We’re transported at the end of the episode to a coked up Richie in the Mercer Arts club seeing The New York Dolls perform. The ceiling and walls split and come down on the audience who are all so caught up and oblivious in their love of the music that they don’t notice until the pipes also start bursting and spraying water on them. Then the stage lights come crashing down and the whole building collapses into an enormous crumble of smoke and rubble. After it settles we can discern Richie flat on his back, alive and dusty as fuck. He stumbles out of the wreckage and down the cobblestone street but he’s smiling because of the music in his head. In the after show back story we find out that the Mercer Arts Center actually did collapse but just during a rehearsal, not a performance and not with The New York Dolls either. But it’s cool to take artistic license for the sake of art and right on theme for Vinyl.
Vinyl delivers mad fun, fantastic music, and fab costumes with the sexy pairs Cannavale/Wilde and Temple/Jagger at the helm. It’s perfect timing for a show set in 1970s NYC with the current bellbottom boho fashion explosion and every art gallery in the city hanging up pics from this era on their walls right now.

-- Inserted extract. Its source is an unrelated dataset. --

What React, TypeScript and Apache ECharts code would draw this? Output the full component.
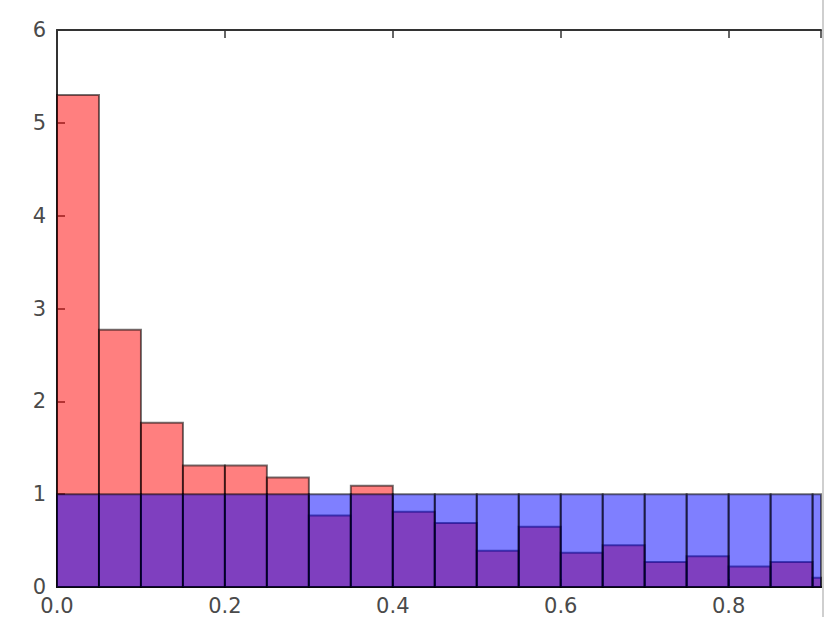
import React, { useEffect, useRef } from "react";
import * as echarts from "echarts";

// Histogram bin edges (left edge of each bin), bin width 0.05
const binStarts = [0.0, 0.05, 0.1, 0.15, 0.2, 0.25, 0.3, 0.35, 0.4, 0.45, 0.5, 0.55, 0.6, 0.65, 0.7, 0.75, 0.8, 0.85, 0.9];
const binWidth = 0.05;
// Red histogram (density)
const redValues = [5.3, 2.77, 1.77, 1.31, 1.31, 1.18, 0.77, 1.09, 0.81, 0.69, 0.39, 0.65, 0.37, 0.45, 0.27, 0.33, 0.22, 0.27, 0.1];
// Blue histogram (density, uniform)
const blueValues = [1.0, 1.0, 1.0, 1.0, 1.0, 1.0, 1.0, 1.0, 1.0, 1.0, 1.0, 1.0, 1.0, 1.0, 1.0, 1.0, 1.0, 1.0, 1.0];

const xMin = 0;
const xMax = 0.91;
const yMin = 0;
const yMax = 6;

function makeSeries(values: number[], fill: string, z: number) {
  return {
    type: "custom",
    z,
    renderItem: (params: any, api: any) => {
      const x0 = api.value(0);
      const x1 = api.value(1);
      const h = api.value(2);
      const p0 = api.coord([x0, h]);
      const p1 = api.coord([x1, 0]);
      const shape = echarts.graphic.clipRectByRect(
        { x: p0[0], y: p0[1], width: p1[0] - p0[0], height: p1[1] - p0[1] },
        {
          x: params.coordSys.x,
          y: params.coordSys.y,
          width: params.coordSys.width,
          height: params.coordSys.height,
        }
      );
      if (!shape) return null;
      return {
        type: "rect",
        shape,
        style: { fill, stroke: "rgba(0,0,0,0.55)", lineWidth: 2 },
      };
    },
    encode: { x: [0, 1], y: 2 },
    data: binStarts.map((s, i) => [s, s + binWidth, values[i]]),
  };
}

export default function App() {
  const ref = useRef<HTMLDivElement>(null);
  useEffect(() => {
    if (!ref.current) return;
    const chart = echarts.init(ref.current, undefined, { renderer: "svg" });
    const labelStyle = {
      color: "#4a4a4a",
      fontSize: 21,
      fontFamily: "DejaVu Sans",
    };
    const tickStyle = { lineStyle: { color: "#333", width: 1.5 } };
    chart.setOption({
      animation: false,
      backgroundColor: "#ffffff",
      grid: { left: 57, top: 30, right: 5, bottom: 30, containLabel: false },
      xAxis: [
        {
          type: "value",
          position: "bottom",
          min: xMin,
          max: xMax,
          interval: 0.2,
          splitLine: { show: false },
          axisLine: { show: true, onZero: false, lineStyle: { color: "#333", width: 2 } },
          axisTick: { show: true, inside: true, length: 8, ...tickStyle },
          axisLabel: {
            ...labelStyle,
            margin: 8,
            showMaxLabel: false,
            formatter: (v: number) => v.toFixed(1),
          },
        },
        {
          type: "value",
          position: "top",
          min: xMin,
          max: xMax,
          interval: 0.2,
          splitLine: { show: false },
          axisLine: { show: true, onZero: false, lineStyle: { color: "#333", width: 2 } },
          axisTick: { show: true, inside: true, length: 8, ...tickStyle },
          axisLabel: { show: false },
        },
      ],
      yAxis: {
        type: "value",
        min: yMin,
        max: yMax,
        interval: 1,
        splitLine: { show: false },
        axisLine: { show: true, onZero: false, lineStyle: { color: "#333", width: 2 } },
        axisTick: { show: true, inside: true, length: 8, ...tickStyle },
        axisLabel: { ...labelStyle, margin: 11 },
      },
      series: [
        makeSeries(redValues, "rgba(255,0,0,0.5)", 2),
        makeSeries(blueValues, "rgba(0,0,255,0.5)", 3),
      ],
      graphic: [
        {
          type: "rect",
          left: 822,
          top: 0,
          shape: { width: 2, height: 617 },
          style: { fill: "#cfcfcf" },
          z: 100,
        },
      ],
    });
    return () => chart.dispose();
  }, []);
  return (
    <div
      ref={ref}
      style={{ position: "fixed", left: 0, top: 0, width: 826, height: 617 }}
    />
  );
}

But the real acid test of any show lies with story. You can’t stay hot on TV without strong ass writing and a bullet train narrative. Can Vinyl’s story hold up? Some of the signs are there. We’ve got cliffhanger questions after the two hour “Pilot,” like how’s Richie going to avoid the homicide detective already on his tail about Buck’s murder? Will he keep boozing and coking his days away? Will the American Century buyout go through after all? What bands are we going to see in the next episode? Scorsese directed the “Pilot” so it’s possible things could go downhill from here but either way it’s worth it to tune in for all the sexy beasts onscreen and the rad tunes to boot.
* Artists and repertoire.The division of a record label or music publishing company that is responsible for talent scouting and overseeing the artistic development of recording artists and songwriters.